(GIVEN ENTRIES)
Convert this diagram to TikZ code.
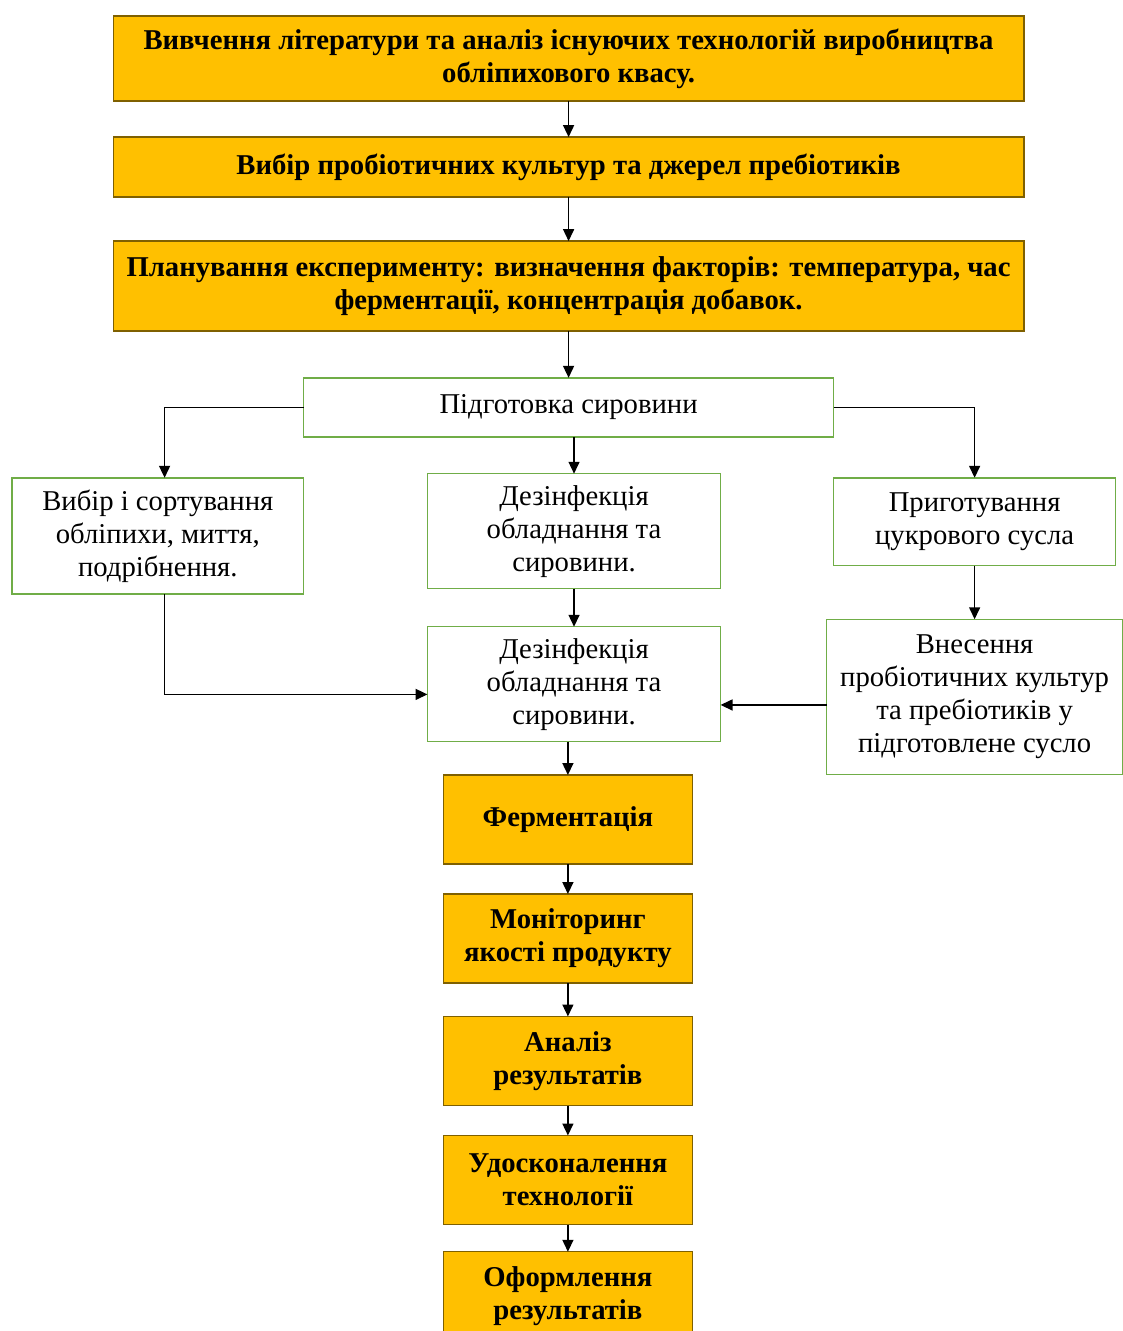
\documentclass[tikz,border=0pt]{standalone}
\usepackage{fontspec}
\setmainfont{Liberation Serif}
\usetikzlibrary{arrows.meta, positioning}
\definecolor{StageOrange}{HTML}{FFC000}
\definecolor{StageBorder}{HTML}{7F6000}
\definecolor{StepGreen}{HTML}{70AD47}
\tikzset{
    every node/.style={font=\fontsize{12}{13.8}\selectfont, outer sep=0pt},
    % Wide orange stage
    stage/.style={
        rectangle,
        draw=StageBorder,
        fill=StageOrange,
        line width=0.6pt,
        minimum width=13.39cm,
        align=center,
        font=\fontsize{12}{13.8}\selectfont\bfseries
    },
    % Small orange stage
    smallstage/.style={
        rectangle,
        draw=StageBorder,
        fill=StageOrange,
        line width=0.6pt,
        minimum width=3.66cm,
        minimum height=1.31cm,
        align=center,
        font=\fontsize{12}{13.8}\selectfont\bfseries
    },
    % Green step box
    stepbox/.style={
        rectangle,
        draw=StepGreen,
        fill=white,
        line width=0.6pt,
        minimum width=4.31cm,
        minimum height=1.69cm,
        align=center
    },
    % Arrow style
    arrow/.style={
        -{Triangle[length=5pt,width=4.6pt]},
        line width=0.6pt,
        color=black
    }
}
\begin{document}
\begin{tikzpicture}
    \useasboundingbox (0,0) rectangle (16.51,-19.57);
    % Preparation stages
    \node (lit) [stage, minimum height=1.25cm] at (8.36,-0.86) {Вивчення літератури та аналіз існуючих технологій виробництва\\обліпихового квасу.};
    \node (cult) [stage, below=0.53cm of lit, minimum height=0.88cm] {Вибір пробіотичних культур та джерел пребіотиків};
    \node (plan) [stage, below=0.65cm of cult, minimum height=1.32cm] {Планування експерименту: визначення факторів: температура, час\\ферментації, концентрація добавок.};

    % Raw material branch
    \node (raw) [stepbox, below=0.69cm of plan, minimum width=7.79cm, minimum height=0.87cm] {Підготовка сировини};
    \node (sort) [stepbox, minimum width=4.29cm, minimum height=1.71cm] at (2.32,-7.88) {Вибір і сортування\\обліпихи, миття,\\подрібнення.};
    \node (dis1) [stepbox, below=0.54cm of raw, xshift=0.08cm] {Дезінфекція\\обладнання та\\сировини.};
    \node (dis2) [stepbox, below=0.56cm of dis1] {Дезінфекція\\обладнання та\\сировини.};
    \node (wort) [stepbox, minimum width=4.15cm, minimum height=1.29cm] at (14.33,-7.67) {Приготування\\цукрового сусла};
    \node (inoc) [stepbox, below=0.79cm of wort, minimum width=4.35cm, minimum height=2.28cm] {Внесення\\пробіотичних культур\\та пребіотиків у\\підготовлене сусло};

    % Fermentation chain
    \node (ferm) [smallstage, below=0.49cm of dis2, xshift=-0.09cm] {Ферментація};
    \node (mon) [smallstage, below=0.44cm of ferm] {Моніторинг\\якості продукту};
    \node (anal) [smallstage, below=0.49cm of mon] {Аналіз\\результатів};
    \node (impr) [smallstage, below=0.44cm of anal] {Удосконалення\\технології};
    \node (rep) [smallstage, below=0.40cm of impr] {Оформлення\\результатів};

    \draw [arrow] (lit) -- (cult);
    \draw [arrow] (cult) -- (plan);
    \draw [arrow] (plan) -- (raw);
    \draw [arrow] (raw.west) -| ([xshift=0.1cm]sort.north);
    \draw [arrow] (raw.east) -| (wort);
    \draw [arrow] (raw.south -| dis1) -- (dis1);
    \draw [arrow] (dis1) -- (dis2);
    \draw [arrow] ([xshift=0.1cm]sort.south) |- ([yshift=-0.15cm]dis2.west);
    \draw [arrow] (wort) -- (inoc);
    \draw [arrow] ([yshift=-0.12cm]inoc.west) -- ([yshift=-0.12cm]inoc.west -| dis2.east);
    \draw [arrow] (ferm.north |- dis2.south) -- (ferm);
    \draw [arrow] (ferm) -- (mon);
    \draw [arrow] (mon) -- (anal);
    \draw [arrow] (anal) -- (impr);
    \draw [arrow] (impr) -- (rep);
\end{tikzpicture}
\end{document}
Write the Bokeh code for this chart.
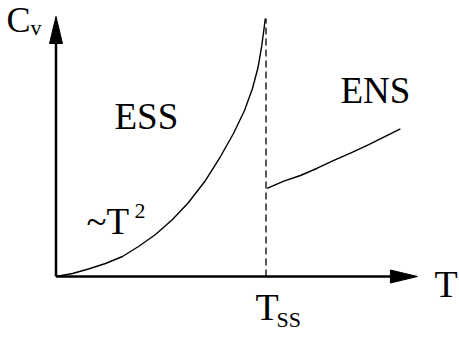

(YOUR INSTRUCTIONS) Repeat the material exactly as it reads, without any of its pictures.

(FINISHED EXERCISE)
Convert this diagram to TikZ code.
\documentclass[tikz,border=0pt]{standalone}
\usepackage{fontspec}
\setmainfont{Liberation Serif}
\usetikzlibrary{arrows.meta, positioning}
\definecolor{StageOrange}{HTML}{FFC000}
\definecolor{StageBorder}{HTML}{7F6000}
\definecolor{StepGreen}{HTML}{70AD47}
\tikzset{
    every node/.style={font=\fontsize{12}{13.8}\selectfont, outer sep=0pt},
    % Wide orange stage
    stage/.style={
        rectangle,
        draw=StageBorder,
        fill=StageOrange,
        line width=0.6pt,
        minimum width=13.39cm,
        align=center,
        font=\fontsize{12}{13.8}\selectfont\bfseries
    },
    % Small orange stage
    smallstage/.style={
        rectangle,
        draw=StageBorder,
        fill=StageOrange,
        line width=0.6pt,
        minimum width=3.66cm,
        minimum height=1.31cm,
        align=center,
        font=\fontsize{12}{13.8}\selectfont\bfseries
    },
    % Green step box
    stepbox/.style={
        rectangle,
        draw=StepGreen,
        fill=white,
        line width=0.6pt,
        minimum width=4.31cm,
        minimum height=1.69cm,
        align=center
    },
    % Arrow style
    arrow/.style={
        -{Triangle[length=5pt,width=4.6pt]},
        line width=0.6pt,
        color=black
    }
}
\begin{document}
\begin{tikzpicture}
    \useasboundingbox (0,0) rectangle (16.51,-19.57);
    % Preparation stages
    \node (lit) [stage, minimum height=1.25cm] at (8.36,-0.86) {Вивчення літератури та аналіз існуючих технологій виробництва\\обліпихового квасу.};
    \node (cult) [stage, below=0.53cm of lit, minimum height=0.88cm] {Вибір пробіотичних культур та джерел пребіотиків};
    \node (plan) [stage, below=0.65cm of cult, minimum height=1.32cm] {Планування експерименту: визначення факторів: температура, час\\ферментації, концентрація добавок.};

    % Raw material branch
    \node (raw) [stepbox, below=0.69cm of plan, minimum width=7.79cm, minimum height=0.87cm] {Підготовка сировини};
    \node (sort) [stepbox, minimum width=4.29cm, minimum height=1.71cm] at (2.32,-7.88) {Вибір і сортування\\обліпихи, миття,\\подрібнення.};
    \node (dis1) [stepbox, below=0.54cm of raw, xshift=0.08cm] {Дезінфекція\\обладнання та\\сировини.};
    \node (dis2) [stepbox, below=0.56cm of dis1] {Дезінфекція\\обладнання та\\сировини.};
    \node (wort) [stepbox, minimum width=4.15cm, minimum height=1.29cm] at (14.33,-7.67) {Приготування\\цукрового сусла};
    \node (inoc) [stepbox, below=0.79cm of wort, minimum width=4.35cm, minimum height=2.28cm] {Внесення\\пробіотичних культур\\та пребіотиків у\\підготовлене сусло};

    % Fermentation chain
    \node (ferm) [smallstage, below=0.49cm of dis2, xshift=-0.09cm] {Ферментація};
    \node (mon) [smallstage, below=0.44cm of ferm] {Моніторинг\\якості продукту};
    \node (anal) [smallstage, below=0.49cm of mon] {Аналіз\\результатів};
    \node (impr) [smallstage, below=0.44cm of anal] {Удосконалення\\технології};
    \node (rep) [smallstage, below=0.40cm of impr] {Оформлення\\результатів};

    \draw [arrow] (lit) -- (cult);
    \draw [arrow] (cult) -- (plan);
    \draw [arrow] (plan) -- (raw);
    \draw [arrow] (raw.west) -| ([xshift=0.1cm]sort.north);
    \draw [arrow] (raw.east) -| (wort);
    \draw [arrow] (raw.south -| dis1) -- (dis1);
    \draw [arrow] (dis1) -- (dis2);
    \draw [arrow] ([xshift=0.1cm]sort.south) |- ([yshift=-0.15cm]dis2.west);
    \draw [arrow] (wort) -- (inoc);
    \draw [arrow] ([yshift=-0.12cm]inoc.west) -- ([yshift=-0.12cm]inoc.west -| dis2.east);
    \draw [arrow] (ferm.north |- dis2.south) -- (ferm);
    \draw [arrow] (ferm) -- (mon);
    \draw [arrow] (mon) -- (anal);
    \draw [arrow] (anal) -- (impr);
    \draw [arrow] (impr) -- (rep);
\end{tikzpicture}
\end{document}
Write the Bokeh code for this chart.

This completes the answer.